Monday, September 21, 2015

Past Lives in the Present

I hesitated about reading Susan Barker's 'The Incarnations' because her 'Sayonara Bar' and 'The Orientalist and the Ghost' were quite forgettable. Not my kind of genre and provided rather stilted clichéd narratives.

A quick glance at the summary of 'The Incarnations' piqued my interest. Geographically similar, but the plot didn't seem like the author's earlier stories. This book was published last July, but the e-book was strangely not available till this year on 18 August. Downloaded it as a pre-order till it popped up in the Kindle. Hurrah for VPN. (Reviews here, herehere, and here.)

Kinda fun to read about past lives and incarnations while in Zhongdian/Shangri-La where reincarnations are believed. The story's protagonist Wang Jun is in his early 30s, a taxi driver who lives in Beijing with his wife Yida and nine-year-old daughter Echo. Naturally, he had a painful childhood with wayward parents. He seemingly outgrew them and stocially bore the predictable rut of an ill and disabled father and his stepmother. His boring and mundane, if not peaceful life was disrupted by letters falling into his lap detailing his past five lives in a thousand years and oft-complicated relationships and sexuality. The letter-writer claimed to be his 'soulmate'. Like literally. Eioowwww. More like eternal stalker.

The narrative style is a little...strange. Oddly stilted. Like how a word jumps out at me when least expected. For example, in Wang's comment about his long-suffering step-mother Lin Hong who stayed married to his stroke-debilitated father Wang Hu for nineteen years. That word at the end, "fen". It's more Chinese than English- “分”. 'Fen' means 'cent' or 'penny'. 意思是“毫无分文”。Literally without a cent.

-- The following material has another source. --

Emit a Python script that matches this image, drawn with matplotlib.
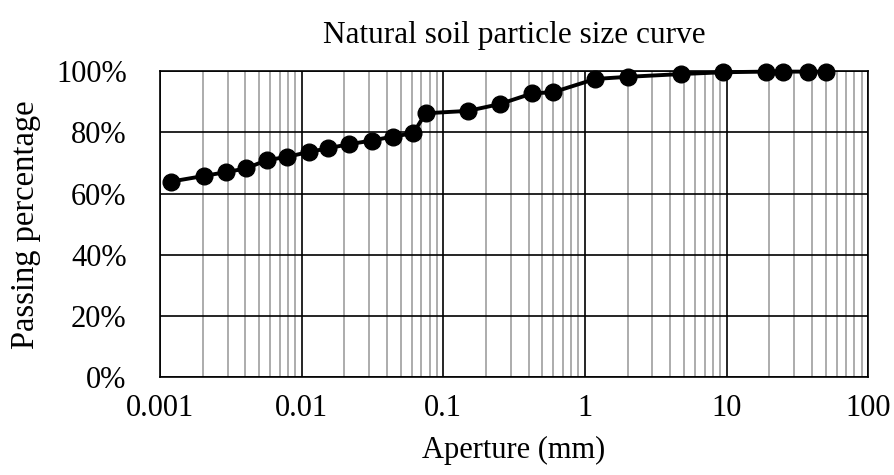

She had no say over how much he smoked and drank, or how many whores he fucked and mistresses he financially supported. “I’ll have my lawyer prepare the divorce papers” was Wang Hu’s response to her complaints of marital neglect. He’d made her sign a prenuptial agreement and, should they split, Lin Hong would be left without a fen.

The letters take us through past lives of his 'soulmate'. The events read like a drama serial's run-through of history of China's dynasties and contemporary history, a not-so-subtle comment on Communism, wealth, corruption and privilege. Watch enough Chinese/HongKong/Taiwanese drama serials on reincarnation and soaps, and you'll know how the past lives flow in this narration. To that, it was unsurprising that at the end, through the letters, we learn that Wang Jun's birth mother Li Shuxiang/Yi Moon didn't die, and she was the stalker-soulmate. The story ends with the sudden death of Wang Jun, and the stalker-soulmate transferring her/its attention to Wang Jun's daughter, Echo, who called her 'Watcher'.

Perhaps it's meant to creep the hell out of readers. But it felt more like a statement or comment on how lives are interwoven, and how the belief of past lives affecting one's present relationships (with family members, enemies and friends). 为佛教的轮回— 来世再续今生缘、前因后果、前世债今生还等等。Tales of an unending cycle of debts and vengeance through time and the wheel of karma. The idea of pre-destined relationships and destiny.

"I know you too, Echo," the Watcher says. "I know you better than you know yourself. Recently, I have been dreaming of you." 
Echo is silent. She dreams of the Watcher too. She dreams of the Watcher stalking her through the streets and lurking outside the door of 404. She dreams of the Watcher standing in the corner of her bedroom at night. And now the Watcher has stepped out of her dreams and into waking life, looming over Echo, smelling of old age and homelessness. Though her eyes are shrouded in wrinkles, they are sharp as knives, dissecting Echo with their gaze. 
"The dreams show me who you were in the past," the Watcher says. "Once you were a sorceress, and then a Mongol warrior with a battle-axe-scarred face. Once you were Emperor and ruler of all under heaven, and then a Red Guard called Long March."
Echo shudders. The Watcher is mentally ill, she realizes. Though her eyes are shrewd and intelligent, her mind is deranged. 
"And now in this life," the Watcher says, "you are my grandchild." 
Though the madwoman is lying, Echo recoils at the thought of being her granddaughter.